Swansea did just that, thanks to two goals from Wilfried Bony, a player scouted at length by City before his £12million move to Swansea last year.
The first goal was the culmination of a move of sheer beauty, with Bony and Sigurdsson at the heart of it.
Sigurdsson dummied, Bony backheeled, only for the Iceland midfielder to return the favour and allow the striker to sweep the ball past Schmeichel.
City's defenders were left rooted to the spot, powerless to do anything other than watch Swansea show them how it is done.
City, meanwhile, were toothless in attack. It was perhaps telling that the nearest they came to Swansea's goal until late on was when Liam Moore's long throw bounced unopposed inside the six-yard area and landed on the crossbar.
Other than that, City were reduced to trying their luck from range. Riyad Mahrez let fly with a couple but to no avail.
But for all the irresistible quality of Swansea's first goal, their second came courtesy of the basic errors which typified City's performance in south Wales.
It came, like at Newcastle a week ago, during City's most dominant period in what was a much-improved second half.
Sigurdsson slid the ball into debutante Jefferson Montero who, not for the first time, beat Ritchie De Laet on the outside.
The Belgian stood with his arms aloft while the winger, played well onside by Moore, squared it to an unmarked Bony, who needed no invitation to bag his second.

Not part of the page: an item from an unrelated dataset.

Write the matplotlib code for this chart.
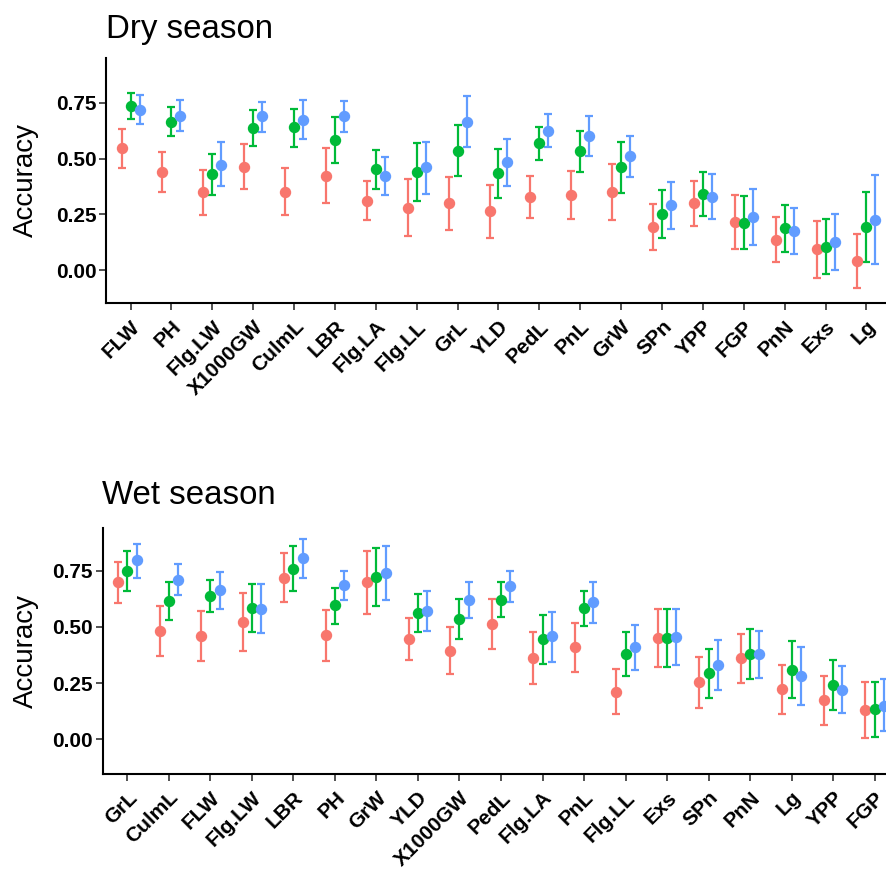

Queue the visible inquest among the City defence.
It could have been more. Jonjo Shelvey hit the bar from 30 yards with a magnificent strike while Paul Konchesky went to ground to stop Wayne Routledge metres from goal.
The post-mortem will continue to rage on a run of form that has seen City pick up just one point from their last four, slipping to a point off the relegation places.
Pearson was widely criticised for a 'negative' team selection in the defeat at Newcastle last week. That certainly could not be levelled at him on Saturday.
His starting line-up included Leonardo Ulloa, David Nugent, Jamie Vardy and Mahrez – essentially three strikers and a winger. That is an awful lot of attacking potential.
The problem was, it did not work. Nugent and Ulloa's link-up play lacked any sort of fluidity, while Vardy was wasted out on the flanks.
One of City's most potent threats had just 18 touches in the whole game, the fewest of all of the starting 11. The next nearest was Moore with 46.
Pearson made a drastic change on 67 minutes, using all three substitutions at once. Off went Vardy, Danny Drinkwater and Dean Hammond, on came Andy King, Esteban Cambiasso and Matty James – all central midfielders.
They had an impact, but it was all too late. In added time, King's shot was parried back into Cambiasso's path. Somehow, the Argentinian could only manage to hit the post from a yard out before Lukasz Fabianski scooped clear the rebound from on the line.
That just about summed up City's day.